- [Data section]:
________________

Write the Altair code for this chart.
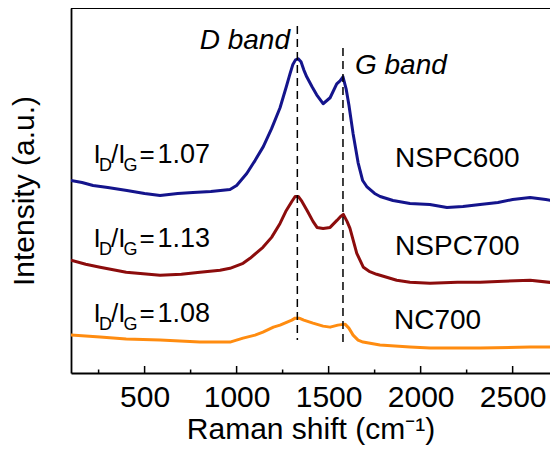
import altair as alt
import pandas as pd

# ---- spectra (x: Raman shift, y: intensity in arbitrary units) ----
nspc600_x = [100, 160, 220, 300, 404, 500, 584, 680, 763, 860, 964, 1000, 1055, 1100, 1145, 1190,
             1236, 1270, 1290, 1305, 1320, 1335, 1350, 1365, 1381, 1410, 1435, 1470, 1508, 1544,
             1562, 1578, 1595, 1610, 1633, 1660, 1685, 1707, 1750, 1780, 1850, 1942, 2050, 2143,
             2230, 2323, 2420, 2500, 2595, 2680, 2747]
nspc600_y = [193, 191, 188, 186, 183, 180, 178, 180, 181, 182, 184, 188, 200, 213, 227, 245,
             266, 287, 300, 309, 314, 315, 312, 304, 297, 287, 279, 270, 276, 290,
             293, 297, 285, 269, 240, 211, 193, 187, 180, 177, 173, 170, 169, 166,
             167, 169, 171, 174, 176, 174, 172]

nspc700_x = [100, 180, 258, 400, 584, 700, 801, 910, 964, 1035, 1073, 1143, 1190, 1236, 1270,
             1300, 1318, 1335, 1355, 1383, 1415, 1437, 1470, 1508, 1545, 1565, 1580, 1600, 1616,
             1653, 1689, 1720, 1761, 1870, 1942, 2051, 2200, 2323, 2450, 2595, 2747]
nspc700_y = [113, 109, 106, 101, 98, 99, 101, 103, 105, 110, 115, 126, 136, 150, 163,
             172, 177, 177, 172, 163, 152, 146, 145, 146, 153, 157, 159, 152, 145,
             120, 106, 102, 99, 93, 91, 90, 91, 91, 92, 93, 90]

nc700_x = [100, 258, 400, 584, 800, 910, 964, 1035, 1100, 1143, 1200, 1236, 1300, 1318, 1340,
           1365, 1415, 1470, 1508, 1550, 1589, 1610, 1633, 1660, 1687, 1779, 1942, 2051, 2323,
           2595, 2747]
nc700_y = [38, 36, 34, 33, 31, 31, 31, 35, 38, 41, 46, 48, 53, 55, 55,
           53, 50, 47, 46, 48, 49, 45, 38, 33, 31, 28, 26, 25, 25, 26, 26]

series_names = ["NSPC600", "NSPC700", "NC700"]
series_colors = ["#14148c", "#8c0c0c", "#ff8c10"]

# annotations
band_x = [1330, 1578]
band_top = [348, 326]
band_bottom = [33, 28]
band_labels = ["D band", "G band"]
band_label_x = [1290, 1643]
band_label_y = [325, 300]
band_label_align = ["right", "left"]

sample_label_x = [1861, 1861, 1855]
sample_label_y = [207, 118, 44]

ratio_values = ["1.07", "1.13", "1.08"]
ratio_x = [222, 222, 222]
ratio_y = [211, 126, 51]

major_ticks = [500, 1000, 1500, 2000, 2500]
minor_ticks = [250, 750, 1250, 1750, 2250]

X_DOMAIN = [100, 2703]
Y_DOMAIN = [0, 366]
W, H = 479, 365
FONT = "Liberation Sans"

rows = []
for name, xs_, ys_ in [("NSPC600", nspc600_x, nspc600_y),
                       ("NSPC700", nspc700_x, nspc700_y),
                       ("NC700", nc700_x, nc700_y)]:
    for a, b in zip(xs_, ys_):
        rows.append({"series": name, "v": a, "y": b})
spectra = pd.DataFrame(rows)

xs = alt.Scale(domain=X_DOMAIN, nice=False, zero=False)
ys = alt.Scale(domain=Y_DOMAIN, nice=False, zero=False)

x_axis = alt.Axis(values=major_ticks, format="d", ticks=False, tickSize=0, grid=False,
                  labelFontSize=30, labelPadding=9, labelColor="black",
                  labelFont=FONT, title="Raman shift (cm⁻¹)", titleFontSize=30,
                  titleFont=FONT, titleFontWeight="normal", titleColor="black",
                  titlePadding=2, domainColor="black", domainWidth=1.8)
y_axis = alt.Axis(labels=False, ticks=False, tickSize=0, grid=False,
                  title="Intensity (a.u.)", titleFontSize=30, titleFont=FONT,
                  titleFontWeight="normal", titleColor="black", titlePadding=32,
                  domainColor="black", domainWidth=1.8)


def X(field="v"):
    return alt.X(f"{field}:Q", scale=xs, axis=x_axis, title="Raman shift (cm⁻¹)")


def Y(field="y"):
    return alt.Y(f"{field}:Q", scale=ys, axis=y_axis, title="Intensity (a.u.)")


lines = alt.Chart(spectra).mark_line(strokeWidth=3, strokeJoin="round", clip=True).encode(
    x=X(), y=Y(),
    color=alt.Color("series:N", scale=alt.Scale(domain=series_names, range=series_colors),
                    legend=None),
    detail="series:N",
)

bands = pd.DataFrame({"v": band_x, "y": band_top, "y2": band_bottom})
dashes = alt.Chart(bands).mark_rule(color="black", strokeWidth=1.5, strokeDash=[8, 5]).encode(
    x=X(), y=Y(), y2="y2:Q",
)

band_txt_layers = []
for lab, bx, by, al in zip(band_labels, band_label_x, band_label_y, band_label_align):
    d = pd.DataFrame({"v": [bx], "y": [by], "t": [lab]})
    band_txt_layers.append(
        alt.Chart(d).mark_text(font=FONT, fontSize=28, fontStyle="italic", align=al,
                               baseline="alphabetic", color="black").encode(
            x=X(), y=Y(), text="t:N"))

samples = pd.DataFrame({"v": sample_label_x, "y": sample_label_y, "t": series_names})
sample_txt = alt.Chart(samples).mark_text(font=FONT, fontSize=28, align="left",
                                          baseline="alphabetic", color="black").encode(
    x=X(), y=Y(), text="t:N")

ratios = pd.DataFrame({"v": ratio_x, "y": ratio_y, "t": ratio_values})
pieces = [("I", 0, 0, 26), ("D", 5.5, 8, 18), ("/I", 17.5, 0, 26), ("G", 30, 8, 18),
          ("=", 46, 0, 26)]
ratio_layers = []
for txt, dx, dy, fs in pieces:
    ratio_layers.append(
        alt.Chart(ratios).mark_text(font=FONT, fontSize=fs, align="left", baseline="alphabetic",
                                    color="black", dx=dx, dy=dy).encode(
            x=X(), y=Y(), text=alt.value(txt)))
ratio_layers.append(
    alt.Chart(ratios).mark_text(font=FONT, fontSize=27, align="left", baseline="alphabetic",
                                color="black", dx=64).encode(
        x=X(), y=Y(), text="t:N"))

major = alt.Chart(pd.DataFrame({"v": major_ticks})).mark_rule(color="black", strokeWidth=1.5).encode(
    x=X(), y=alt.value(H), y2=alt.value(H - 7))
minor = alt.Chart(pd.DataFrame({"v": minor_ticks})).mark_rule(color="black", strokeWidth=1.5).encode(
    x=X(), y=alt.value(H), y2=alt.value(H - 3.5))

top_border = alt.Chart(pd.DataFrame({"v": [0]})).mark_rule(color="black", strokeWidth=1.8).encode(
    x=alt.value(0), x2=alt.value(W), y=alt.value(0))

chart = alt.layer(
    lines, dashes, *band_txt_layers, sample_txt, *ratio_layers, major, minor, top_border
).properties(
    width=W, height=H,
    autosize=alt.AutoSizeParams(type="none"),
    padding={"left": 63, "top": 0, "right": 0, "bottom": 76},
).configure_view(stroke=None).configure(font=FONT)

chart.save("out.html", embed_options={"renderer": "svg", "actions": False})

________________

- [Set task]: Restate the whole listing above exactly, except for its images.

- [Written answer]:
Write the Altair code for this chart.
import altair as alt
import pandas as pd

# ---- spectra (x: Raman shift, y: intensity in arbitrary units) ----
nspc600_x = [100, 160, 220, 300, 404, 500, 584, 680, 763, 860, 964, 1000, 1055, 1100, 1145, 1190,
             1236, 1270, 1290, 1305, 1320, 1335, 1350, 1365, 1381, 1410, 1435, 1470, 1508, 1544,
             1562, 1578, 1595, 1610, 1633, 1660, 1685, 1707, 1750, 1780, 1850, 1942, 2050, 2143,
             2230, 2323, 2420, 2500, 2595, 2680, 2747]
nspc600_y = [193, 191, 188, 186, 183, 180, 178, 180, 181, 182, 184, 188, 200, 213, 227, 245,
             266, 287, 300, 309, 314, 315, 312, 304, 297, 287, 279, 270, 276, 290,
             293, 297, 285, 269, 240, 211, 193, 187, 180, 177, 173, 170, 169, 166,
             167, 169, 171, 174, 176, 174, 172]

nspc700_x = [100, 180, 258, 400, 584, 700, 801, 910, 964, 1035, 1073, 1143, 1190, 1236, 1270,
             1300, 1318, 1335, 1355, 1383, 1415, 1437, 1470, 1508, 1545, 1565, 1580, 1600, 1616,
             1653, 1689, 1720, 1761, 1870, 1942, 2051, 2200, 2323, 2450, 2595, 2747]
nspc700_y = [113, 109, 106, 101, 98, 99, 101, 103, 105, 110, 115, 126, 136, 150, 163,
             172, 177, 177, 172, 163, 152, 146, 145, 146, 153, 157, 159, 152, 145,
             120, 106, 102, 99, 93, 91, 90, 91, 91, 92, 93, 90]

nc700_x = [100, 258, 400, 584, 800, 910, 964, 1035, 1100, 1143, 1200, 1236, 1300, 1318, 1340,
           1365, 1415, 1470, 1508, 1550, 1589, 1610, 1633, 1660, 1687, 1779, 1942, 2051, 2323,
           2595, 2747]
nc700_y = [38, 36, 34, 33, 31, 31, 31, 35, 38, 41, 46, 48, 53, 55, 55,
           53, 50, 47, 46, 48, 49, 45, 38, 33, 31, 28, 26, 25, 25, 26, 26]

series_names = ["NSPC600", "NSPC700", "NC700"]
series_colors = ["#14148c", "#8c0c0c", "#ff8c10"]

# annotations
band_x = [1330, 1578]
band_top = [348, 326]
band_bottom = [33, 28]
band_labels = ["D band", "G band"]
band_label_x = [1290, 1643]
band_label_y = [325, 300]
band_label_align = ["right", "left"]

sample_label_x = [1861, 1861, 1855]
sample_label_y = [207, 118, 44]

ratio_values = ["1.07", "1.13", "1.08"]
ratio_x = [222, 222, 222]
ratio_y = [211, 126, 51]

major_ticks = [500, 1000, 1500, 2000, 2500]
minor_ticks = [250, 750, 1250, 1750, 2250]

X_DOMAIN = [100, 2703]
Y_DOMAIN = [0, 366]
W, H = 479, 365
FONT = "Liberation Sans"

rows = []
for name, xs_, ys_ in [("NSPC600", nspc600_x, nspc600_y),
                       ("NSPC700", nspc700_x, nspc700_y),
                       ("NC700", nc700_x, nc700_y)]:
    for a, b in zip(xs_, ys_):
        rows.append({"series": name, "v": a, "y": b})
spectra = pd.DataFrame(rows)

xs = alt.Scale(domain=X_DOMAIN, nice=False, zero=False)
ys = alt.Scale(domain=Y_DOMAIN, nice=False, zero=False)

x_axis = alt.Axis(values=major_ticks, format="d", ticks=False, tickSize=0, grid=False,
                  labelFontSize=30, labelPadding=9, labelColor="black",
                  labelFont=FONT, title="Raman shift (cm⁻¹)", titleFontSize=30,
                  titleFont=FONT, titleFontWeight="normal", titleColor="black",
                  titlePadding=2, domainColor="black", domainWidth=1.8)
y_axis = alt.Axis(labels=False, ticks=False, tickSize=0, grid=False,
                  title="Intensity (a.u.)", titleFontSize=30, titleFont=FONT,
                  titleFontWeight="normal", titleColor="black", titlePadding=32,
                  domainColor="black", domainWidth=1.8)


def X(field="v"):
    return alt.X(f"{field}:Q", scale=xs, axis=x_axis, title="Raman shift (cm⁻¹)")


def Y(field="y"):
    return alt.Y(f"{field}:Q", scale=ys, axis=y_axis, title="Intensity (a.u.)")


lines = alt.Chart(spectra).mark_line(strokeWidth=3, strokeJoin="round", clip=True).encode(
    x=X(), y=Y(),
    color=alt.Color("series:N", scale=alt.Scale(domain=series_names, range=series_colors),
                    legend=None),
    detail="series:N",
)

bands = pd.DataFrame({"v": band_x, "y": band_top, "y2": band_bottom})
dashes = alt.Chart(bands).mark_rule(color="black", strokeWidth=1.5, strokeDash=[8, 5]).encode(
    x=X(), y=Y(), y2="y2:Q",
)

band_txt_layers = []
for lab, bx, by, al in zip(band_labels, band_label_x, band_label_y, band_label_align):
    d = pd.DataFrame({"v": [bx], "y": [by], "t": [lab]})
    band_txt_layers.append(
        alt.Chart(d).mark_text(font=FONT, fontSize=28, fontStyle="italic", align=al,
                               baseline="alphabetic", color="black").encode(
            x=X(), y=Y(), text="t:N"))

samples = pd.DataFrame({"v": sample_label_x, "y": sample_label_y, "t": series_names})
sample_txt = alt.Chart(samples).mark_text(font=FONT, fontSize=28, align="left",
                                          baseline="alphabetic", color="black").encode(
    x=X(), y=Y(), text="t:N")

ratios = pd.DataFrame({"v": ratio_x, "y": ratio_y, "t": ratio_values})
pieces = [("I", 0, 0, 26), ("D", 5.5, 8, 18), ("/I", 17.5, 0, 26), ("G", 30, 8, 18),
          ("=", 46, 0, 26)]
ratio_layers = []
for txt, dx, dy, fs in pieces:
    ratio_layers.append(
        alt.Chart(ratios).mark_text(font=FONT, fontSize=fs, align="left", baseline="alphabetic",
                                    color="black", dx=dx, dy=dy).encode(
            x=X(), y=Y(), text=alt.value(txt)))
ratio_layers.append(
    alt.Chart(ratios).mark_text(font=FONT, fontSize=27, align="left", baseline="alphabetic",
                                color="black", dx=64).encode(
        x=X(), y=Y(), text="t:N"))

major = alt.Chart(pd.DataFrame({"v": major_ticks})).mark_rule(color="black", strokeWidth=1.5).encode(
    x=X(), y=alt.value(H), y2=alt.value(H - 7))
minor = alt.Chart(pd.DataFrame({"v": minor_ticks})).mark_rule(color="black", strokeWidth=1.5).encode(
    x=X(), y=alt.value(H), y2=alt.value(H - 3.5))

top_border = alt.Chart(pd.DataFrame({"v": [0]})).mark_rule(color="black", strokeWidth=1.8).encode(
    x=alt.value(0), x2=alt.value(W), y=alt.value(0))

chart = alt.layer(
    lines, dashes, *band_txt_layers, sample_txt, *ratio_layers, major, minor, top_border
).properties(
    width=W, height=H,
    autosize=alt.AutoSizeParams(type="none"),
    padding={"left": 63, "top": 0, "right": 0, "bottom": 76},
).configure_view(stroke=None).configure(font=FONT)

chart.save("out.html", embed_options={"renderer": "svg", "actions": False})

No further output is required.